Many of us enjoy special traditions with family and friends at Thanksgiving along with feasts and food. If you want to create new memories for this special day, consider asking guests at your table to share in expressions of gratitude. The effort can add extra meaning to your holiday and capture the spirit of the celebration. Plus, they can be a lot of fun!
Start A Journal: Pass around notebook paper and ask each guest to record milestones of their year. No item is too small. The list can include finding a great consignment shop, landing a new job, finishing a thesis, moving to a new city, or reconnecting with old friends. Then collect the papers for a Thanksgiving journal. Each passing year gives you the opportunity to remember highlights: learning to play a musical instrument, scoring tickets to the season’s hottest show, starting a new business. Bringing out the journal to sift through its pages reminds you of the heart of Thanksgiving.

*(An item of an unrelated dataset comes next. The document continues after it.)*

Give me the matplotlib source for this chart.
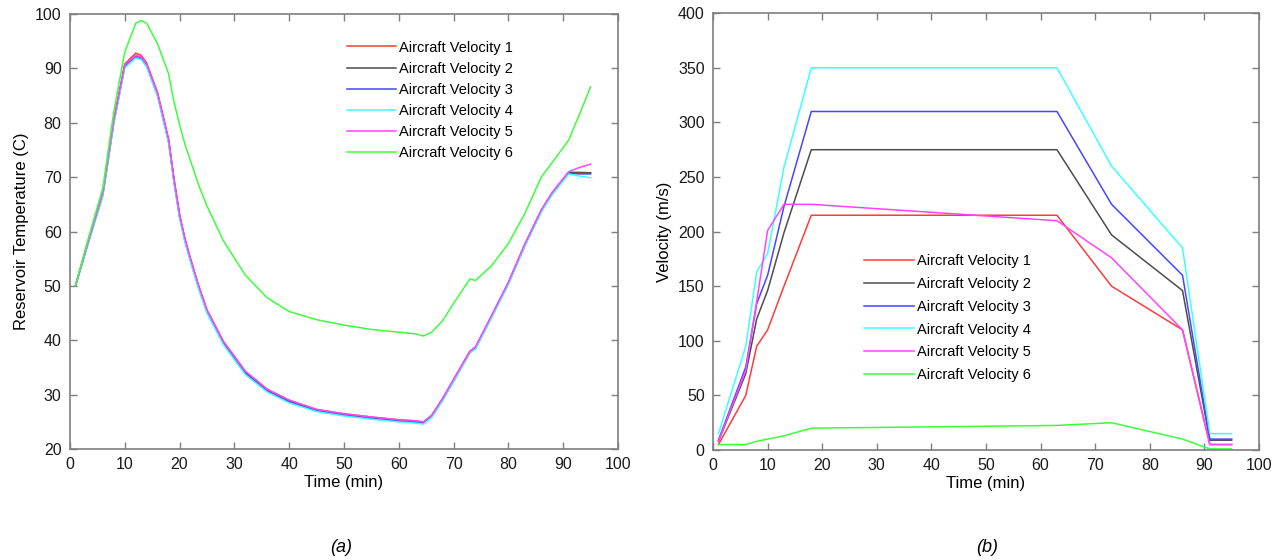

A Bounty of Bread: Are you an avid baker who gets up early on Thanksgiving morning to turn out rolls or muffins? Slip a small piece of paper with a silly fortune into each roll, and then ask guests to read their fortune aloud at the dinner table. The funnier the fortune, the easier it is to break the ice when you have new and unfamiliar guests over.
Build a Tree of Thanks: Cut out tree trunk and branches from brown construction paper and tape your tree to the wall. Trim leaves from yellow, red, and orange paper and pass them out to guests with a request that they write down something for which they are grateful. Tape the leaves to the tree, and you have created a display of gratitude that doubles as graphic art. If you want to preserve the moment, take a picture with your smart phone. If you save each year’s tree, you’ll have great wall art for your Thanksgivings.
Tablecloth of Gratitude: Select a light-colored tablecloth for your Thanksgiving table. Hand out fabric pens to guests and family members and ask each one to write on the cloth at least one thankful thought.
Provide finger paints or non-toxic tempera to the children, and ask them to make a hand print on the cloth. Bring out the table cloth every year, and you’ve got a record of how little ones have grown.
Read through the memories and notes of gratitude as you dine.